Sementara itu, Wakil Menteri Pendidikan Tinggi, Sains dan Teknologi RI Stella Christie, menekankan pentingnya mendorong perguruan tinggi menuju model research university.
“Kita harus bisa melihat apa sebenarnya data-data yang menunjukkan hubungan langsung antara pendidikan tinggi dan pertumbuhan ekonomi. Universitas berbasis riset itulah yang menghasilkan inovasi baru. Misalnya Stanford University mampu menciptakan nilai ekonomi hingga 3 triliun dolar AS per tahun,” kata Stella.
Ia mengungkapkan pihaknya telah memetakan riset unggulan di berbagai universitas di Indonesia. Peta tersebut diharapkan memudahkan dunia usaha bekerja sama dengan peneliti.
“Kami sudah membangun sistem yang memungkinkan siapa pun mencari topik riset tertentu dan langsung mengetahui peneliti serta universitas terkait. Dengan begitu, kolaborasi antara industri, pemerintah, dan akademisi dapat lebih cepat terwujud,” katanya lagi.

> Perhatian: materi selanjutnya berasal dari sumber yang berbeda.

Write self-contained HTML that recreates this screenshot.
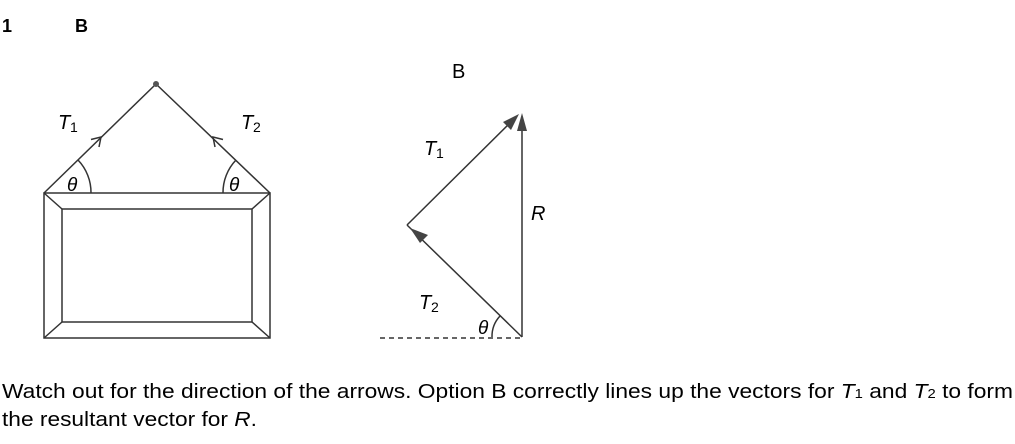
<!DOCTYPE html>
<html><head><meta charset="utf-8"><style>
html,body{margin:0;padding:0;background:#fff;width:1015px;height:444px;overflow:hidden}
svg{display:block}
text{font-family:"Liberation Sans",sans-serif}
</style></head><body>
<svg width="1015" height="444" viewBox="0 0 1015 444" xmlns="http://www.w3.org/2000/svg">
<text x="2" y="32" font-size="18" font-weight="bold">1</text>
<text x="75" y="32" font-size="18" font-weight="bold">B</text>

<g stroke="#333" stroke-width="1.5" fill="none">
<line x1="44" y1="193" x2="156" y2="84"/>
<line x1="270" y1="193" x2="156" y2="84"/>
<rect x="44" y="193" width="226" height="145"/>
<rect x="62" y="209" width="190" height="113"/>
<line x1="44" y1="193" x2="62" y2="209"/>
<line x1="270" y1="193" x2="252" y2="209"/>
<line x1="44" y1="338" x2="62" y2="322"/>
<line x1="270" y1="338" x2="252" y2="322"/>
<path d="M91 193 A47 47 0 0 0 78 160"/>
<path d="M223 193 A47 47 0 0 1 236 160"/>
<path d="M91 139.5 L101 137 L99 147"/>
<path d="M223 139.5 L213 137 L215 147"/>
</g>
<circle cx="156" cy="84" r="3" fill="#555"/>
<text x="58" y="129" font-size="20" font-style="italic">T</text><text x="70" y="132" font-size="14">1</text>
<text x="241" y="129" font-size="20" font-style="italic">T</text><text x="253" y="132" font-size="14">2</text>
<text x="67" y="191" font-size="19" font-style="italic" font-family="Liberation Serif">θ</text>
<text x="229" y="191" font-size="19" font-style="italic" font-family="Liberation Serif">θ</text>

<text x="452" y="78" font-size="20">B</text>
<g stroke="#333" stroke-width="1.5" fill="none">
<line x1="522" y1="337" x2="522" y2="118"/>
<line x1="522" y1="337" x2="407" y2="225"/>
<line x1="407" y1="225" x2="517" y2="116"/>
<line x1="380" y1="338" x2="522" y2="338" stroke-dasharray="5,4"/>
<path d="M492 337 A30 30 0 0 1 500 316"/>
</g>
<polygon points="522,113 517,131 527,131" fill="#444"/>
<polygon points="519,114 503,122 511,130" fill="#444"/>
<polygon points="410,228 428,235 420,243" fill="#444"/>
<text x="424" y="155" font-size="20" font-style="italic">T</text><text x="436" y="158" font-size="14">1</text>
<text x="531" y="220" font-size="20" font-style="italic">R</text>
<text x="419" y="309" font-size="20" font-style="italic">T</text><text x="431" y="312" font-size="14">2</text>
<text x="478" y="334" font-size="19" font-style="italic" font-family="Liberation Serif">θ</text>

<text x="2" y="398" font-size="20" textLength="1011" lengthAdjust="spacingAndGlyphs">Watch out for the direction of the arrows. Option B correctly lines up the vectors for <tspan font-style="italic">T</tspan><tspan font-size="13">1</tspan> and <tspan font-style="italic">T</tspan><tspan font-size="13">2</tspan> to form</text>
<text x="2" y="426" font-size="20" textLength="255" lengthAdjust="spacingAndGlyphs">the resultant vector for <tspan font-style="italic">R</tspan>.</text>
</svg>
</body></html>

Lebih lanjut, Wakil Menteri Pendidikan Dasar dan Menengah RI Fajar Riza Ul Haq, menekankan bahwa transformasi pendidikan tidak harus selalu berwujud perubahan kurikulum.
“Biasanya orang selalu bersorak, ganti menteri ganti kurikulum. Tetapi kami ingin memperkuat bagaimana guru mengajarkan kurikulum itu. Kompetensi abad ke-21 bukan soal seberapa banyak materi yang diajarkan, tetapi bagaimana cara dan alasan materi itu diajarkan,” kata Fajar.
Ia menegaskan pentingnya membangun pola pikir, mentalitas dan budaya belajar sejak usia dini.
“Kurikulum bisa berubah, tetapi jika guru sebagai penggerak utama tidak memahami cara mengajarkan, maka tidak akan ada maknanya,” katanya.